Unfortunately, guff in Brit-speak, is a vulgar term for farting. So McGuffin, rather sounds like, "I'm a guffin'"


----------



## Chet

debodun said:


> McGuffin (noun) - an object, device, or event that is necessary to the plot and the motivation of the characters, but insignificant, unimportant, or irrelevant in itself.
> 
> The definition seems like an oxymoron, or am I a moron?


----------



## MarkinPhx

The briefcase was a Mac Guffen in Pulp Fiction.   It propelled the story along but it could have been any object. The Maltese Falcon is another example. A bunch of characters pursuing an object that could have been anything other than the Maltese Falcon. In my opinion, the best example is the tiger in Bringing Up Baby. The "baby" could have been a bear or any other dangerous animal and the actions of the characters would have been about the same and the movie would have been just as funny.


----------



## Ruby Rose

debodun said:


> McGuffin (noun) - an object, device, or event that is necessary to the plot and the motivation of the characters, but insignificant, unimportant, or irrelevant in itself.
> 
> The McGuffin in this comedy is an unpublished novel by an author killed in the war.
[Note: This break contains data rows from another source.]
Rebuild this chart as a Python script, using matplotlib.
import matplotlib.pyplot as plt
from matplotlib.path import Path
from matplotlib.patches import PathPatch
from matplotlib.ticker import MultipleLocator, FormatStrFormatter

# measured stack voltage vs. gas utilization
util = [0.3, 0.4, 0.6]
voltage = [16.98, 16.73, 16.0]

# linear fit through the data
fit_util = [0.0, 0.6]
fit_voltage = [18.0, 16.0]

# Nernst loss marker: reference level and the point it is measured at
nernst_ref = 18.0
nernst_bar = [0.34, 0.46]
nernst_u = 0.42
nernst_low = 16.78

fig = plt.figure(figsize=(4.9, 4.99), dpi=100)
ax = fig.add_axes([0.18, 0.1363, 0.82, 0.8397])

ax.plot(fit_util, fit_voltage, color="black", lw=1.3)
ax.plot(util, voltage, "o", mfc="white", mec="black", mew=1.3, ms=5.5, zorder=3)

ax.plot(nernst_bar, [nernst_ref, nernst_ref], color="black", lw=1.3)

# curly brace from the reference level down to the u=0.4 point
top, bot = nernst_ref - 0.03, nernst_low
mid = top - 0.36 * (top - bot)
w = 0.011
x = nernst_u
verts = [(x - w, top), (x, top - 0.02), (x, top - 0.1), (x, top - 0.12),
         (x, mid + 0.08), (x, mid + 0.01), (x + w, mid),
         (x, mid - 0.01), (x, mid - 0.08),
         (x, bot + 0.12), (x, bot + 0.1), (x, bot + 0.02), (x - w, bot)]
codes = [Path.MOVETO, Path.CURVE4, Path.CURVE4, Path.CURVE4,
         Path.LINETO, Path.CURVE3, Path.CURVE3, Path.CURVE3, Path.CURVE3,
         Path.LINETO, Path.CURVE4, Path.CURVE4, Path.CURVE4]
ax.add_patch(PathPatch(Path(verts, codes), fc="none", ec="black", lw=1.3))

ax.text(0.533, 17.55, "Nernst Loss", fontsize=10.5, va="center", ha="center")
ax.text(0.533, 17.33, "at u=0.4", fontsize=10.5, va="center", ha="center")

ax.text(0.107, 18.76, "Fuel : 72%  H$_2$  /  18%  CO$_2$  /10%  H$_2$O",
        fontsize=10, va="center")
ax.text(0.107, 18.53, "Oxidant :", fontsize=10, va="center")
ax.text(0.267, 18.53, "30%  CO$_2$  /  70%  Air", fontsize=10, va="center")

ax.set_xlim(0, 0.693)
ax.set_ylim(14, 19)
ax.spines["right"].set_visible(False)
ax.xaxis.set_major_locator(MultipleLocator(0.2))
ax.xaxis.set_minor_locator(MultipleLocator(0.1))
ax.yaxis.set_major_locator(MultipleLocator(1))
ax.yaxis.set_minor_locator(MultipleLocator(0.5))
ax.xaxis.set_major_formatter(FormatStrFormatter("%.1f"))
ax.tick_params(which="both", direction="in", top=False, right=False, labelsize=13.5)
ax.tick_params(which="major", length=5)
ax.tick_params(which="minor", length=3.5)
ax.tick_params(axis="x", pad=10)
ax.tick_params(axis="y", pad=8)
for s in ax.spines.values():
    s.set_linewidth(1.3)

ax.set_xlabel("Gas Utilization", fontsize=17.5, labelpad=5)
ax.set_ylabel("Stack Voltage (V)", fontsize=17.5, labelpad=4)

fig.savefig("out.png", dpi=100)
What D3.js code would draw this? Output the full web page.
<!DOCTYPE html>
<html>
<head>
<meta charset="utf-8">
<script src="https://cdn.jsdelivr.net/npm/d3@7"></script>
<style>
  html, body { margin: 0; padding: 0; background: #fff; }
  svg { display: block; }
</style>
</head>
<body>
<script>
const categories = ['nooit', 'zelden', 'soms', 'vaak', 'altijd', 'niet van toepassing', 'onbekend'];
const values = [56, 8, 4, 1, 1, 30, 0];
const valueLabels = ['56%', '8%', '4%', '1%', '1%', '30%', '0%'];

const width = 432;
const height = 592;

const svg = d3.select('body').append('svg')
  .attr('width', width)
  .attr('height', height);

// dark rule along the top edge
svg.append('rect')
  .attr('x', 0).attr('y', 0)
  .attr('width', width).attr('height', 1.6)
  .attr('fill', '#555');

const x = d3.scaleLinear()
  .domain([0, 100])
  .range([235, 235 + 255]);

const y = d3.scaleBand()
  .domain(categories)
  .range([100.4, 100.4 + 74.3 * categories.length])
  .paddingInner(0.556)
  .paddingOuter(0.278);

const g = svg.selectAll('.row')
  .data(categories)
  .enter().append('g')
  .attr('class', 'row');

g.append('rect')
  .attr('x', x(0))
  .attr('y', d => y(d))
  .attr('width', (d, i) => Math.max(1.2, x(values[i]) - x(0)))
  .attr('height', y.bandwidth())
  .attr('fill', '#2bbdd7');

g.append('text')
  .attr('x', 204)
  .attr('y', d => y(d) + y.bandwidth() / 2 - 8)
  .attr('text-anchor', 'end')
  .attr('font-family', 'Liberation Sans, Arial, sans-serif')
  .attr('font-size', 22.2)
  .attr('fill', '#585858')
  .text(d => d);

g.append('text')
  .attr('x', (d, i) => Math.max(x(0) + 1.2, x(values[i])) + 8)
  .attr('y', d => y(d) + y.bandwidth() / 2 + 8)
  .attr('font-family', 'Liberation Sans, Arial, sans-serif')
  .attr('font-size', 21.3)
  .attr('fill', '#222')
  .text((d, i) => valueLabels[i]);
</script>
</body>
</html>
I like the word McGuffin! I have never come across it before. As a writer of short stories, I use props in my office to depict the story intended. It made you feel really part of the story, for instanced, for "Entombed in White," I had winter scenes and paintings as well as miniature igloos, sleds, all with a winter theme. For the story I have just submitted to the forum, "Going Home," for which my office just dazzled with many bright colours depicting Joshua's journey of colours.


----------



## ohioboy

Can't find any specific reference to compare but maybe it was derived from the McGuffey Reader series?


----------



## debodun

A MacGuffin will not have any identity of its own, and it can be interchangeable. For example, Pulp Fiction has the shining briefcase, but the briefcase could've been anything. We never even actually see what's inside the briefcase.


----------



## ohioboy

A gun on the floor at the fade in of a movie may be a McGuffin.


----------



## horseless carriage

The Scottish clan of Guffins became known as: The Mac Guffins, later it became shortened to: McGuffins.


----------



## Ruthanne

Birds flying upwards may be a McGuffin in some movies.


----------